Отнюдь не случайностью было то, что в Ваффен-СС были введены вместо прусских плетеных галунов (Gardelitzen) австрийские звезды в качестве знаков различия чинов на петлицах. Отсутствие прусских реалий отразилось даже в названиях дивизий и полков Ваффен-СС. На треть они имели партийные названия («Adolf Hitler», «Der Führer», «Hitlerjugend», «Horst Wessel», «30. Januar»), другая треть – заимствованные из имперской истории Германии («Das Reich», «Götz von Berlichingen», «Florian Geyer»), мифологического происхождения («Germania», «Thule», «Danmark», «Norland», «Wiking», «Nederland»), две дивизии Ваффен-СС носили имена из истории Габсбургов («Prinz Eugen», «Maria Theresia»). Только один полк Ваффен-СС носил имя из прусской истории «Schill» (в честь прусского героя антинаполеоновского сопротивления)[192].

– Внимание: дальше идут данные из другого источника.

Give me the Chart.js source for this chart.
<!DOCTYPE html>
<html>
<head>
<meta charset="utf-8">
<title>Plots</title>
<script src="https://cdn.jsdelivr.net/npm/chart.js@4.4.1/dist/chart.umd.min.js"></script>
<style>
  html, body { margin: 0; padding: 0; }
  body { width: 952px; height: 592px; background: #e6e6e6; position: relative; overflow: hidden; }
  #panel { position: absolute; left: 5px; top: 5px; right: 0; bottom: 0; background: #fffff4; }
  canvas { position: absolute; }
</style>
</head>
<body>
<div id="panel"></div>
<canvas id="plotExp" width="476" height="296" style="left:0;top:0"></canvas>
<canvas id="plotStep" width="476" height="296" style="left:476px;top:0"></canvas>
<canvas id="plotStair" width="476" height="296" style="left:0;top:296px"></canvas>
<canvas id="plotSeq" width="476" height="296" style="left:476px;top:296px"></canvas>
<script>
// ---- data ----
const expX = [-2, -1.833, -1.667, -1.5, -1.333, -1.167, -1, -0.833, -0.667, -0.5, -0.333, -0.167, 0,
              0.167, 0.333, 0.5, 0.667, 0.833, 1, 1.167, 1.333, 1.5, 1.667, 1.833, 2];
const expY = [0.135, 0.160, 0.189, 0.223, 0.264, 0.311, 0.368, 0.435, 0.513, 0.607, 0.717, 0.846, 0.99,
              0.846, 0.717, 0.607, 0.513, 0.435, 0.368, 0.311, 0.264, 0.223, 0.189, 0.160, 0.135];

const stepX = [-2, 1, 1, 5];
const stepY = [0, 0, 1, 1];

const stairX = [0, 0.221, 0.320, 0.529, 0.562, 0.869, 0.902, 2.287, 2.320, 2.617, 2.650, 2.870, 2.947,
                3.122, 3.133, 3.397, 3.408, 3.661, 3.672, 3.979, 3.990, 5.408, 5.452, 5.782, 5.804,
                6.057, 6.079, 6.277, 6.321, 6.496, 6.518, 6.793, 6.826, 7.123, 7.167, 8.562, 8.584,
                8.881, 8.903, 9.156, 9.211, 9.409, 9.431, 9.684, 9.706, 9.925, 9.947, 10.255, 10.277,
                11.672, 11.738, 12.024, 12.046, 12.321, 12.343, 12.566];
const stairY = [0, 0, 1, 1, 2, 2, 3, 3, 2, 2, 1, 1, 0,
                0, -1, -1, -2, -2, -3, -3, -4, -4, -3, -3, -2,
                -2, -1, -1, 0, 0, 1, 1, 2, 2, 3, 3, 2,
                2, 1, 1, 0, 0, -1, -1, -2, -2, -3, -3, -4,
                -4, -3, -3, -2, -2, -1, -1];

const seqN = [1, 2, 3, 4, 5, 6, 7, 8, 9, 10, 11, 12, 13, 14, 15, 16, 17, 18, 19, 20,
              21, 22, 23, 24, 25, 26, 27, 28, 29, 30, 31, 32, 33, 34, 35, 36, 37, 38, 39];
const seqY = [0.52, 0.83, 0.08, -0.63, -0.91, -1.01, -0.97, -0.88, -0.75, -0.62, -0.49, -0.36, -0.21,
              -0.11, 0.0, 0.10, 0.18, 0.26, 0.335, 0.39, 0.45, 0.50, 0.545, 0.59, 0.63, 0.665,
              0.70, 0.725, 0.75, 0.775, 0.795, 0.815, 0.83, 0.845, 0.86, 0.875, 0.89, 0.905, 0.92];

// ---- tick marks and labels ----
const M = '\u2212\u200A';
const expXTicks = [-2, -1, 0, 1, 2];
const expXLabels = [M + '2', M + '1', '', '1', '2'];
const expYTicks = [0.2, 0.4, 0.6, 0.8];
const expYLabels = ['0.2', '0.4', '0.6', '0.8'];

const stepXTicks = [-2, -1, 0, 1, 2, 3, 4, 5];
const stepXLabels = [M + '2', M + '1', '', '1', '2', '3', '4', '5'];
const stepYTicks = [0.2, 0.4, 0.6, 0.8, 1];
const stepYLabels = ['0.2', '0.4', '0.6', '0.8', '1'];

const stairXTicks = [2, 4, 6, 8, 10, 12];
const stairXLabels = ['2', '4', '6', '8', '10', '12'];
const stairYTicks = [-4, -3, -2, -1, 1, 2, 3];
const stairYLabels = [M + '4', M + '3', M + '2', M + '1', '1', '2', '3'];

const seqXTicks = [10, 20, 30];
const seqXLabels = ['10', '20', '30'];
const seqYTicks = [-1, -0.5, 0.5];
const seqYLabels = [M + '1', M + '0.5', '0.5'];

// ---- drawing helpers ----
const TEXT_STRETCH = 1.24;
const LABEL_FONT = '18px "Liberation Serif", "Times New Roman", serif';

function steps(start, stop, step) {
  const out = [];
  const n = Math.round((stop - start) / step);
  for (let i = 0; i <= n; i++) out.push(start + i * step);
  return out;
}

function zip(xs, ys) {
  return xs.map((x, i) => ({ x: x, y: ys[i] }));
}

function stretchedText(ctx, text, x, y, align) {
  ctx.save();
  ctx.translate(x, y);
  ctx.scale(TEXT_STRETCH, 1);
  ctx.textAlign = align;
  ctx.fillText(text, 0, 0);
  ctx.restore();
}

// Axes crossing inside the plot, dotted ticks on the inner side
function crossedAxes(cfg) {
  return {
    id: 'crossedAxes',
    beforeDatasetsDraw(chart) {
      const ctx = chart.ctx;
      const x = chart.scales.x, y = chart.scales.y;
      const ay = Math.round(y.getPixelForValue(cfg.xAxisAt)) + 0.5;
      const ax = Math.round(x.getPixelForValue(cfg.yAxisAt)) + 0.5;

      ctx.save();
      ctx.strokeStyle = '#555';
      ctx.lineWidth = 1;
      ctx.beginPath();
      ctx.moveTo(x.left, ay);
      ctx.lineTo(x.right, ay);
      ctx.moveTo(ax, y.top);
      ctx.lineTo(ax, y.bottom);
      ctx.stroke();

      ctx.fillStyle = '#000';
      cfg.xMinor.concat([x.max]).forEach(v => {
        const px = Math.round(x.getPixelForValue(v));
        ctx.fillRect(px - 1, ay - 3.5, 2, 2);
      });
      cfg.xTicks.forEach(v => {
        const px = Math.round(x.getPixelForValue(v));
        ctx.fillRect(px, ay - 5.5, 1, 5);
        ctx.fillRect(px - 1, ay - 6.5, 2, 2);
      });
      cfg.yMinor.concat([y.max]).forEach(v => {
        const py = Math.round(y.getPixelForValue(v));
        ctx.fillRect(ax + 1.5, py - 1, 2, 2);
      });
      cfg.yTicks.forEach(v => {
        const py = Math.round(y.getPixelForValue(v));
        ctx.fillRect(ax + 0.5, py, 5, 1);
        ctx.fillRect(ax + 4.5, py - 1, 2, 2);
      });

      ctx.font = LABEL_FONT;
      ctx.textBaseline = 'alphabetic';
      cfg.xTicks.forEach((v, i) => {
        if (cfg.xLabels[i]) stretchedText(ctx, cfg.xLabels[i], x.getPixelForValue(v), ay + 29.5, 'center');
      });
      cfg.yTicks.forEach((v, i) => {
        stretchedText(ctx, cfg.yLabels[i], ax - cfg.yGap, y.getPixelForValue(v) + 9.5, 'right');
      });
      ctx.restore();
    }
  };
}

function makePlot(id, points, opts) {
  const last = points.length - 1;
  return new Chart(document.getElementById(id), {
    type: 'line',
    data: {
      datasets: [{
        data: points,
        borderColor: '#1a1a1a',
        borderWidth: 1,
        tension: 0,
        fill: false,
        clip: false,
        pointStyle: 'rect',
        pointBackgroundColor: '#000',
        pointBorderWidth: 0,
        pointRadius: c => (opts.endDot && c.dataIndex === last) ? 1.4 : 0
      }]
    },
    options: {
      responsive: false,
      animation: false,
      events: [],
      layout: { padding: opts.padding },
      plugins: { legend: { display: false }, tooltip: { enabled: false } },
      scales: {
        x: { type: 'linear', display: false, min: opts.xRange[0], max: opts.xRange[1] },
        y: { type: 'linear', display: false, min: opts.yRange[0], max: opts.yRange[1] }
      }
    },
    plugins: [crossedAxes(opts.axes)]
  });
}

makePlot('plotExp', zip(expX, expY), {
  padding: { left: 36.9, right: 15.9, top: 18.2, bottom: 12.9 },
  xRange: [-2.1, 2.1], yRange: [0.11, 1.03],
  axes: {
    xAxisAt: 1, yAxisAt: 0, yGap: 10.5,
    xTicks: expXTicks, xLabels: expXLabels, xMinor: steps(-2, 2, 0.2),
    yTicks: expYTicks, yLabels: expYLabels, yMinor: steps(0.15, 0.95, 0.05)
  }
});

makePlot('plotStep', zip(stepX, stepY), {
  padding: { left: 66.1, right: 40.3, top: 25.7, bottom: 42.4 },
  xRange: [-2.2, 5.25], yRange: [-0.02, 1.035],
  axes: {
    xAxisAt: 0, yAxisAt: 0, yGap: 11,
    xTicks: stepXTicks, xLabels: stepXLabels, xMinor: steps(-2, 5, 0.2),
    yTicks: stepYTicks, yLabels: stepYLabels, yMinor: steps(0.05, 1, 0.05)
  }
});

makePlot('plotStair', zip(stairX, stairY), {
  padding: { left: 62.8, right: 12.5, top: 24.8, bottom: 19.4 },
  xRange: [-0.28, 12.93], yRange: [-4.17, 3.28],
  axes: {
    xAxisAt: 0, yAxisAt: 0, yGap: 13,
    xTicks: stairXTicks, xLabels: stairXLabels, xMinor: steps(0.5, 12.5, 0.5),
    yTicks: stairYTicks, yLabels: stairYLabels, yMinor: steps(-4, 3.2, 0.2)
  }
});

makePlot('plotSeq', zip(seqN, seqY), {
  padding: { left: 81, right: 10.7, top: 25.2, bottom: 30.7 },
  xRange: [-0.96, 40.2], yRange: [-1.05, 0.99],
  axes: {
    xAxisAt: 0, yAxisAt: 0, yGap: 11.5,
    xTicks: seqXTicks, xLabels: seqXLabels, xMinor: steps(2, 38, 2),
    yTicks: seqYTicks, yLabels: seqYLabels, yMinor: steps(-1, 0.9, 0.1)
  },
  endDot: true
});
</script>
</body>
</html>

По всей видимости, приказ Союзного контрольного совета № 46 от 23 февраля 1946 г. о ликвидации Пруссии как «оплота милитаризма и реакции в Германии»[193] следует признать скорее актом эмоциональным, нежели основанным на объективных оценках, чего было трудно ожидать от победителей после окончания самой ужасной из всех войн… впрочем, и нацелен приказ № 46 против мифа, который уже умер, хотя те особые свойства немцев протестантско-прусского склада способствовали тому, что ГДР стала образцовым сателлитом СССР.

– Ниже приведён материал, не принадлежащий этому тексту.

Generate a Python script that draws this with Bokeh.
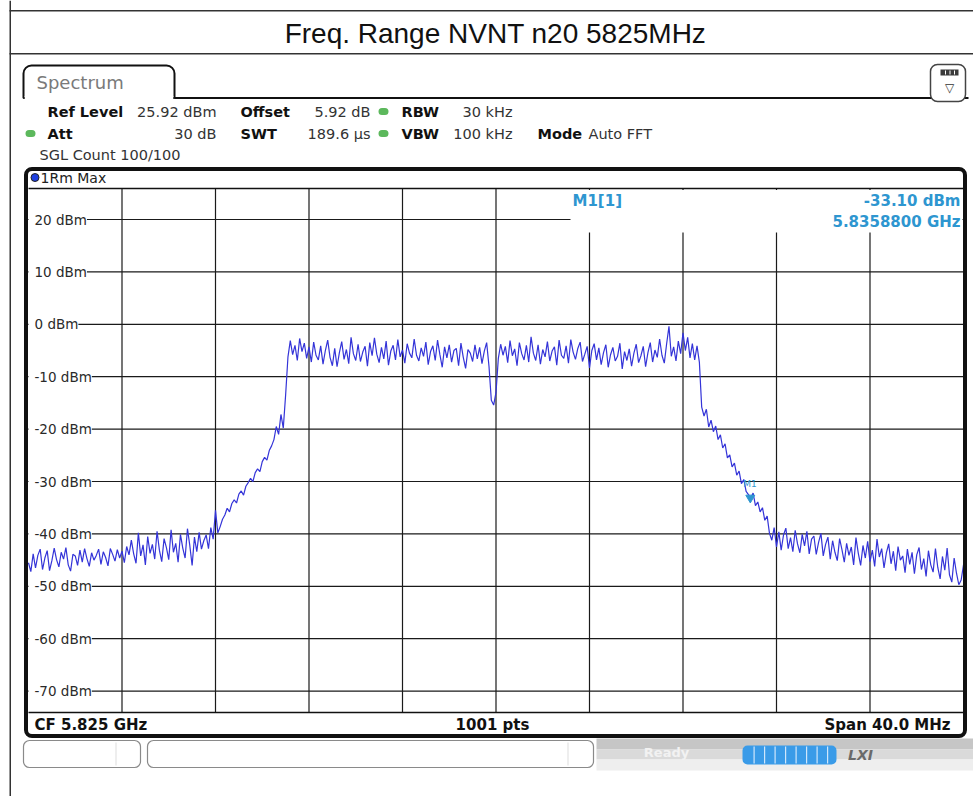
import numpy as np
from bokeh.plotting import figure
from bokeh.models import Range1d, Label, BoxAnnotation
from bokeh.embed import file_html
from bokeh.resources import INLINE

# ---------------- data ----------------
title_text = "Freq. Range NVNT n20 5825MHz"
f_start = 5.805          # GHz
f_stop = 5.845           # GHz
ref_level = 25.92        # dBm (top of display)
bottom_level = -74.08    # dBm (bottom of display)
x_grid = [5.809, 5.813, 5.817, 5.821, 5.825, 5.829, 5.833, 5.837, 5.841]
y_ticks = [20, 10, 0, -10, -20, -30, -40, -50, -60, -70]
y_tick_labels = ["20 dBm", "10 dBm", "0 dBm", "-10 dBm", "-20 dBm", "-30 dBm",
                 "-40 dBm", "-50 dBm", "-60 dBm", "-70 dBm"]

noise_left = [
    -45.5, -47.2, -43.8, -46.5, -44.1, -42.9, -46.8, -44.6, -43.2, -47.0,
    -45.1, -42.7, -44.9, -46.3, -43.5, -44.8, -42.6, -45.9, -47.1, -43.9,
    -44.2, -46.0, -43.1, -45.4, -42.8, -44.7, -46.2, -43.6, -45.0, -44.1,
    -42.9, -45.8, -43.4, -44.5, -46.1, -42.8, -43.9, -45.2, -43.0, -44.6,
    -43.3, -45.5, -42.4, -44.0, -41.2, -43.8, -45.6, -39.8, -44.2, -42.1,
    -45.9, -40.5, -43.7, -42.0, -44.8, -39.5, -43.1, -45.3, -40.9, -42.6,
    -44.9, -39.2, -43.5, -41.8, -45.4, -40.1, -42.7, -44.6, -39.0, -42.2,
    -46.0, -40.6, -43.4, -39.7, -42.9, -41.3, -40.2, -42.8, -38.8, -41.0,
]
rise_left = [
    -35.5, -39.8, -38.6, -37.2, -36.4, -35.1, -35.8, -34.2, -33.5, -34.1,
    -32.4, -31.8, -32.6, -30.9, -30.2, -29.4, -30.0, -28.3, -27.6, -28.1,
    -26.2, -25.4, -25.9, -24.1, -23.2, -22.0, -19.5, -21.0, -17.2, -19.8, -13.5,
]
band_low = [
    -6.2, -3.1, -5.8, -4.0, -6.9, -2.7, -5.2, -3.6, -6.5, -4.3,
    -7.2, -3.4, -5.9, -6.8, -4.1, -7.6, -5.0, -3.0, -6.3, -7.9,
    -4.6, -8.1, -5.4, -3.3, -6.7, -4.8, -7.5, -2.5, -5.6, -6.9,
    -3.8, -7.1, -5.3, -4.2, -8.0, -3.5, -6.0, -2.6, -5.7, -7.3,
    -4.4, -6.6, -3.2, -7.8, -5.1, -4.0, -6.8, -2.9, -6.2, -4.9,
    -7.4, -3.7, -5.5, -6.4, -2.8, -5.9, -7.0, -4.5, -6.1, -3.4,
    -7.7, -5.2, -4.1, -6.9, -3.0, -5.8, -8.2, -4.3, -6.4, -3.9,
    -7.2, -5.0, -4.6, -7.9, -3.6, -6.3, -8.4, -4.8, -5.5, -7.1,
    -3.9, -6.6, -4.4, -7.5, -5.1, -3.5, -8.0,
]
center_dip = [-14.5, -15.4, -13.0]
band_high = [
    -6.5, -3.8, -5.9, -4.2, -7.3, -3.1, -6.0, -4.7, -7.9, -3.5,
    -5.6, -6.8, -4.0, -7.2, -2.4, -5.5, -6.9, -3.9, -7.6, -4.8,
    -6.2, -3.3, -7.0, -5.1, -4.3, -7.8, -3.0, -5.9, -6.5, -4.1,
    -7.4, -2.9, -5.3, -6.7, -4.6, -3.4, -7.1, -5.7, -4.2, -8.3,
    -5.0, -3.7, -6.8, -4.5, -7.7, -5.4, -3.9, -8.2, -5.8, -4.4,
    -7.0, -6.1, -3.6, -8.5, -5.2, -6.9, -4.7, -8.0, -5.5, -3.8,
    -7.3, -6.0, -4.2, -8.1, -5.4, -3.5, -7.2, -4.9, -6.3, -2.8,
    -5.9, -7.4, -3.7, -0.4, -6.1, -4.3, -7.0, -3.2, -5.6, -1.6,
    -5.0, -2.5, -6.4, -3.7, -6.8, -4.1, -7.2,
]
fall_right = [
    -15.8, -17.5, -16.2, -19.6, -18.3, -20.5, -19.4, -22.0, -21.1, -23.6,
    -22.8, -25.5, -24.9, -27.2, -26.5, -28.8, -28.0, -30.4, -29.6, -31.9,
    -32.5, -33.1, -32.2, -34.6, -33.9, -35.8, -35.0, -37.4, -36.6, -39.9,
]
noise_right = [
    -41.2, -38.8, -42.5, -39.6, -43.1, -40.2, -38.9, -42.8, -40.7, -43.4,
    -39.3, -41.9, -43.6, -40.1, -42.3, -39.5, -43.8, -41.0, -40.4, -43.9,
    -41.6, -39.9, -44.2, -42.0, -40.6, -44.8, -41.3, -43.5, -45.1, -40.9,
    -43.0, -45.4, -41.8, -44.1, -42.5, -45.9, -40.7, -43.7, -46.0, -42.2,
    -44.6, -41.4, -45.3, -43.1, -46.2, -41.0, -44.4, -42.8, -46.5, -43.6,
    -41.9, -45.7, -43.3, -47.0, -42.4, -45.0, -44.2, -47.4, -42.9, -45.8,
    -43.5, -47.6, -44.0, -42.6, -46.8, -44.7, -48.1, -43.2, -45.9, -47.3,
    -42.8, -46.4, -48.6, -44.3, -46.9, -42.7, -47.8, -49.2, -44.6, -47.5,
    -49.7, -48.8, -45.9,
]
levels = noise_left + rise_left + band_low + center_dip + band_high + fall_right + noise_right
freqs = np.linspace(f_start, f_stop, len(levels))

marker_freq = 5.83588
marker_level = -33.10
marker_name = "M1[1]"
marker_level_text = "-33.10 dBm"
marker_freq_text = "5.8358800 GHz"

# ---------------- figure ----------------
W, H = 973, 796
PX_L, PX_R, PX_T, PX_B = 28, 963, 188, 712      # diagram area on the page (pixels)

kx = (f_stop - f_start) / (PX_R - PX_L)
ky = (ref_level - bottom_level) / (PX_B - PX_T)
spec_x = Range1d(f_start - PX_L * kx, f_stop + (W - PX_R) * kx)
spec_y = Range1d(bottom_level - (H - PX_B) * ky, ref_level + PX_T * ky)

p = figure(width=W, height=H, x_range=Range1d(0, W), y_range=Range1d(H, 0),
           x_axis_type=None, y_axis_type=None, toolbar_location=None,
           output_backend="svg", min_border=0)
p.background_fill_color = "white"
p.border_fill_color = "white"
p.outline_line_color = None
p.grid.visible = False
p.extra_x_ranges = {"spec": spec_x}
p.extra_y_ranges = {"spec": spec_y}

MONO = "DejaVu Sans"
GRID_C = "#1a1a1a"

# grid of the diagram (through the spectrum scales)
p.segment(x0=x_grid, y0=[bottom_level] * len(x_grid), x1=x_grid, y1=[ref_level] * len(x_grid),
          x_range_name="spec", y_range_name="spec", line_color=GRID_C, line_width=1.2,
          level="image")
p.segment(x0=[f_start] * len(y_ticks), y0=y_ticks, x1=[f_stop] * len(y_ticks), y1=y_ticks,
          x_range_name="spec", y_range_name="spec", line_color=GRID_C, line_width=1.2,
          level="image")
p.segment(x0=[f_start, f_start], y0=[ref_level, bottom_level],
          x1=[f_stop, f_stop], y1=[ref_level, bottom_level],
          x_range_name="spec", y_range_name="spec", line_color="#111111", line_width=1.6,
          level="image")


def box(l, r, t, b, fill=None, line=None, lw=1.0, radius=0, level="annotation"):
    bx = BoxAnnotation(left=l, right=r, top=t, bottom=b,
                       fill_color=fill if fill else "white",
                       fill_alpha=1 if fill else 0,
                       line_color=line if line else "black",
                       line_alpha=1 if line else 0,
                       line_width=lw, border_radius=radius, level=level)
    p.add_layout(bx)
    return bx


def txt(s, x, y, size=14, bold=False, color="#222222", align="left",
        font=MONO, level="annotation", italic=False):
    style = "bold" if bold else "normal"
    if italic:
        style = "bold italic" if bold else "italic"
    lab = Label(x=x, y=y, text=s,
                text_font=font, text_font_size=f"{size}px", text_font_style=style,
                text_color=color, text_align=align, text_baseline="middle",
                level=level)
    p.add_layout(lab)
    return lab


# white areas that hide the grid: marker readout and the label column
box(570, 962, 189.5, 232, fill="white", level="underlay")
box(28.5, 35, 190, 710, fill="white", level="underlay")

# y tick labels inside the diagram
for v, s in zip(y_ticks, y_tick_labels):
    p.add_layout(Label(x=f_start, y=v, x_offset=6, text=s, text_font=MONO,
                       x_range_name="spec", y_range_name="spec",
                       text_font_size="13.5px", text_color="#2a2a2a",
                       text_baseline="middle", text_align="left",
                       background_fill_color="white", level="underlay"))

# trace + marker
p.line(freqs, levels, x_range_name="spec", y_range_name="spec",
       line_color="#3434d8", line_width=1.2)
p.scatter([marker_freq], [marker_level], x_range_name="spec", y_range_name="spec",
          marker="inverted_triangle", size=9, fill_color="#2e96d0", line_color="#2e96d0")
p.add_layout(Label(x=marker_freq, y=marker_level, x_offset=-7, y_offset=9, text="M1",
                   x_range_name="spec", y_range_name="spec",
                   text_font=MONO, text_font_size="9px", text_color="#2e96d0"))

# ---------------- decorations ----------------
# report table lines + title
box(9, 10.5, 0, 796, fill="#333333")
box(9, 973, 9.5, 11, fill="#333333")
box(9, 973, 52.5, 54, fill="#333333")
txt(title_text, 495, 33, size=28, font="Liberation Sans", align="center", color="#111111")

# Spectrum tab
box(23, 174, 65, 97.5, fill="white", line="#111111", lw=2, radius=(8, 8, 0, 0))
box(174, 968, 96.5, 98.5, fill="#111111")
box(24.2, 172.8, 95.6, 100, fill="white")
txt("Spectrum", 36, 82, size=18, color="#7a7a7a")

# icon top right
box(930, 965, 64, 101, fill="white", line="#444444", lw=1.5, radius=7)
box(940, 958, 69, 75, fill="#3a3a3a")
for xx in (944.5, 949, 953.5):
    box(xx, xx + 1, 70, 74, fill="white")
txt("\u25bd", 949, 87, size=12, color="#333333", align="center")

# header rows
HS = 14.5
row1, row2, row3 = 111, 133, 154
txt("Ref Level", 47, row1, size=HS, bold=True, color="#111111")
txt("25.92 dBm", 216, row1, size=HS, align="right", color="#333333")
txt("Offset", 240, row1, size=HS, bold=True, color="#111111")
txt("5.92 dB", 370, row1, size=HS, align="right", color="#333333")
txt("RBW", 401, row1, size=HS, bold=True, color="#111111")
txt("30 kHz", 512, row1, size=HS, align="right", color="#333333")
txt("Att", 47, row2, size=HS, bold=True, color="#111111")
txt("30 dB", 216, row2, size=HS, align="right", color="#333333")
txt("SWT", 240, row2, size=HS, bold=True, color="#111111")
txt("189.6 \u00b5s", 370, row2, size=HS, align="right", color="#333333")
txt("VBW", 401, row2, size=HS, bold=True, color="#111111")
txt("100 kHz", 512, row2, size=HS, align="right", color="#333333")
txt("Mode", 537, row2, size=HS, bold=True, color="#111111")
txt("Auto FFT", 588, row2, size=HS, color="#333333")
txt("SGL Count 100/100", 39, row3, size=HS, color="#333333")
for cx, cy in ((383, row1), (30, row2), (383, row2)):
    box(cx - 5, cx + 5, cy - 3.5, cy + 3.5, fill="#5cb85c", radius=4)

# diagram frame
box(25.5, 964.5, 168.5, 735.5, line="#111111", lw=4, radius=6)
box(30.5, 38.5, 173, 181, fill="#1f3fe0", line="#222222", lw=1, radius=4)
txt("1Rm Max", 40, 177, size=14, color="#222222")

# marker readout
txt(marker_name, 572, 200, size=15, bold=True, color="#2e96d0")
txt(marker_level_text, 960, 200, size=15, bold=True, color="#2e96d0", align="right")
txt(marker_freq_text, 960, 221, size=15, bold=True, color="#2e96d0", align="right")

# bottom info bar
txt("CF 5.825 GHz", 34, 724, size=15, bold=True, color="#111111")
txt("1001 pts", 492, 724, size=15, bold=True, color="#111111", align="center")
txt("Span 40.0 MHz", 950, 724, size=15, bold=True, color="#111111", align="right")

# status bar
box(596, 973, 738, 749, fill="#c6c6c6")
box(596, 973, 749, 759, fill="#dadada")
box(596, 973, 759, 770, fill="#eeeeee")
box(23, 140, 740, 767, fill="white", line="#8a8a8a", lw=1.2, radius=6)
box(115, 116, 742, 765, fill="#dddddd")
box(147, 593, 740, 767, fill="white", line="#8a8a8a", lw=1.2, radius=6)
box(567, 568, 742, 765, fill="#dddddd")
txt("Ready", 666, 752, size=13, bold=True, color="#f2f2f2", align="center")
box(742, 836, 745, 764, fill="#3a9be8", radius=5)
for xx in (753, 763.5, 774, 784.5, 795, 805.5, 816, 826.5):
    box(xx, xx + 1.2, 746, 763, fill="#cfe6fb")
txt("LXI", 860, 754, size=14, bold=True, italic=True, color="#6a6a6a", align="center")

open("out.html", "w").write(file_html(p, INLINE, title="Spectrum"))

С другой стороны, без знаменитой прусской милитаристской традиции и безупречной воинской организации нацисты остались бы нулями в войну, ибо в нацистской системе доминировала не организация, а скорее дезорганизация и борьба компетенций. Ставить это в вину Пруссии, однако, совершенно неправомерно, ибо прусский служебный этос и организация были действительно образцовыми и достойными подражания. Как писал Раймон Арон, «всегда можно выяснить исторические причины того или иного события <..> но ни одну из них никогда нельзя считать главнейшей. Невозможно заранее предвосхитить последствия какого-либо события. Даже утверждение, что некоторые факты важнее прочих, двусмысленно»[194]. В любом случае прусский дух способствовал возникновению в Германии особо эффективной организации любого дела, то есть, рассматривая прусскую историю, легко перепутать гнусное дело с его хорошим исполнением.